E. Aplikasi Dalam Perbankan

1. Pembiayaan Proyek

Al-musyarakah biasanya di aplikasikan untuk pembiayaan proyek dimana nasabah dan bank sama-sama menyediakan dana untuk membiayai proyek tersebut. Setelah proyek itu selesai, nasabah mengembalikan dana tersebut bersama bagi hasil yang telah di sepakati untuk bank.

2. Modal Ventura

Pada lembaga keuangan khusus yang di bolehkan melakukan investasi dalam kepemilikan perusahaan, al-musyarakah diterapkan dalam skema modal ventura. Penanaman modal dilakukan untuk jangka waktu tertentu dan setelah itu bank melakukan divestasi atau menjual bagian sahamnya, baik secara singkat maupun bertahap.

F. Manfaat Musyarakah

Terdapat banyak manfaat dari pembiayaan musyarakah ini, di anataranya sebagai berikut:

1. Bank akan menikmati peningkatan dalam jumlah tertentu pada saat keuntungan nasabah meningkat.

2. Bank tidak berkewajiban membayar dalam jumlah tertentu kepada nasabah pendanaan secara tetap, tetapi di sesuaikan dengan pendapatan/hasil usaha bank, sehingga bank tidak akan pernah mengalami negative spread.

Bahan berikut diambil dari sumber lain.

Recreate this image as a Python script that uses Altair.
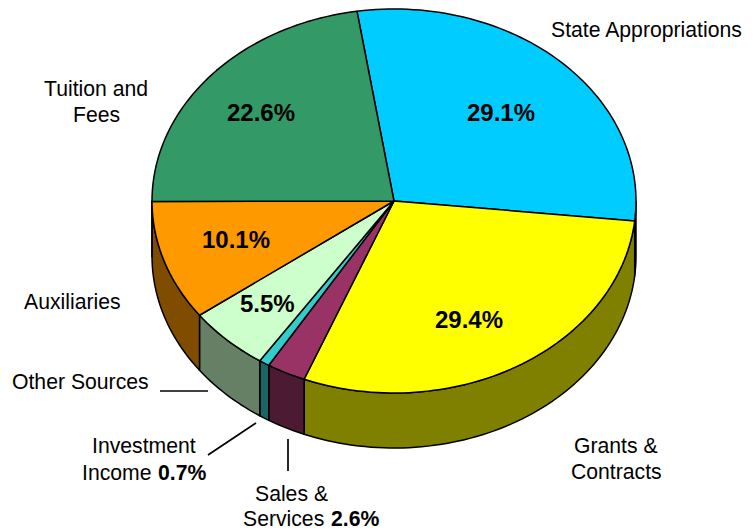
import math
import altair as alt
import pandas as pd

# Chart values
names = ["State Appropriations", "Grants & Contracts", "Sales & Services", "Investment Income",
         "Other Sources", "Auxiliaries", "Tuition and Fees"]
shares = [29.1, 29.4, 2.6, 0.7, 5.5, 10.1, 22.6]
top_colors = ["#00CCFF", "#FFFF00", "#993366", "#33CCCC", "#CCFFCC", "#FF9900", "#339966"]
side_colors = ["#006680", "#808000", "#4D1A33", "#1A6666", "#668066", "#804D00", "#1A4D33"]

# Page-pixel geometry of the tilted pie (reference coordinates minus the 8px margin)
OFF = 8
CX, CY, RX, RY, DEPTH, START = 394 - OFF, 201 - OFF, 242, 192, 55, -8.8
W, H = 738, 523


def pt(t, dy=0):
    r = math.radians(t)
    return CX + RX * math.sin(r), CY - RY * math.cos(r) + dy


def arc(t0, t1):
    n = max(2, int(abs(t1 - t0) / 1.5) + 1)
    return [t0 + (t1 - t0) * i / n for i in range(n + 1)]


side_rows, top_rows = [], []
t = START
for k, (name, s) in enumerate(zip(names, shares)):
    t2 = t + s * 3.6
    a, b = max(t, 90), min(t2, 270)
    if a < b:
        poly = [pt(u) for u in arc(a, b)] + [pt(u, DEPTH) for u in arc(b, a)]
        poly.append(poly[0])
        side_rows += [{"p": f"{k}s", "i": i, "x": x, "y": y, "c": side_colors[k]} for i, (x, y) in enumerate(poly)]
    poly = [(CX, CY)] + [pt(u) for u in arc(t, t2)] + [(CX, CY)]
    top_rows += [{"p": f"{k}t", "i": i, "x": x, "y": y, "c": top_colors[k]} for i, (x, y) in enumerate(poly)]
    t = t2

x_enc = alt.X("x:Q", scale=alt.Scale(domain=[0, W], range=[0, W]), axis=None)
y_enc = alt.Y("y:Q", scale=alt.Scale(domain=[0, H], range=[0, H]), axis=None)

layers = []
for rows in (side_rows, top_rows):
    for p in dict.fromkeys(r["p"] for r in rows):
        sub = pd.DataFrame([r for r in rows if r["p"] == p])
        layers.append(
            alt.Chart(sub).mark_line(filled=True, stroke="black", strokeWidth=1.5, strokeJoin="round", interpolate="linear").encode(
                x=x_enc, y=y_enc, order="i:Q", fill=alt.Fill("c:N", scale=None)
            )
        )

# Leader lines
leaders = pd.DataFrame([
    {"x": 160 - OFF, "y": 391 - OFF, "x2": 208 - OFF, "y2": 391 - OFF},
    {"x": 208 - OFF, "y": 455 - OFF, "x2": 256 - OFF, "y2": 423 - OFF},
    {"x": 288 - OFF, "y": 439 - OFF, "x2": 288 - OFF, "y2": 471 - OFF},
])
layers.append(alt.Chart(leaders).mark_rule(color="black", strokeWidth=1.7).encode(x=x_enc, y=y_enc, x2="x2:Q", y2="y2:Q"))

# Text
FONT = "Liberation Sans"
plain = [
    ("State Appropriations", 551, 37), ("Tuition and", 44, 96), ("Fees", 73, 122),
    ("Auxiliaries", 24, 309), ("Other Sources", 12, 389), ("Investment", 92, 453),
    ("Income", 82, 480), ("Sales &", 255, 501), ("Services", 243, 526),
    ("Grants &", 574, 453), ("Contracts", 571, 479),
]
bold_small = [("0.7%", 158, 480), ("2.6%", 331, 526)]
bold_big = [("22.6%", 227, 121), ("29.1%", 467, 121), ("10.1%", 202, 248),
            ("5.5%", 240, 312), ("29.4%", 435, 328)]


def text_layer(items, size, weight):
    df = pd.DataFrame([{"t": a, "x": x - OFF, "y": y - OFF} for a, x, y in items])
    return alt.Chart(df).mark_text(font=FONT, fontSize=size, fontWeight=weight, align="left",
                                   baseline="alphabetic", color="black").encode(x=x_enc, y=y_enc, text="t:N")


layers += [text_layer(plain, 21.2, "normal"), text_layer(bold_small, 21.2, "bold"), text_layer(bold_big, 24, "bold")]

chart = alt.layer(*layers).properties(
    width=W, height=H, padding=0, autosize=alt.AutoSizeParams(type="none"),
).configure_view(stroke=None)
chart.save("out.html", embed_options={"renderer": "svg", "actions": False})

3. Pengembalian pokok pembiayaan disesuaikan dengan cash flow/arus kas usaha nasabah, sehingga tidak memberatkan nasabah.

4. Bank akan lebih selektif dan hati-hati mencari usaha yang benar-benar halal, aman, dan menguntungkan. Hal ini karena keuntungan yang riil dan benar-benar terjadi itulah yang akan di bagikan.

5. Prinsip bagi hasil dalam musyarakah ini berbeda dengan prinsip bunga tetap di mana bank akan menagih penerima pembiayaan(nasabah) satu jumlah bunga tetap berapa pun keuntungan yang di hasilkan nasabah, bahkan sekalipun merugi dan terjadi krisis ekonomi.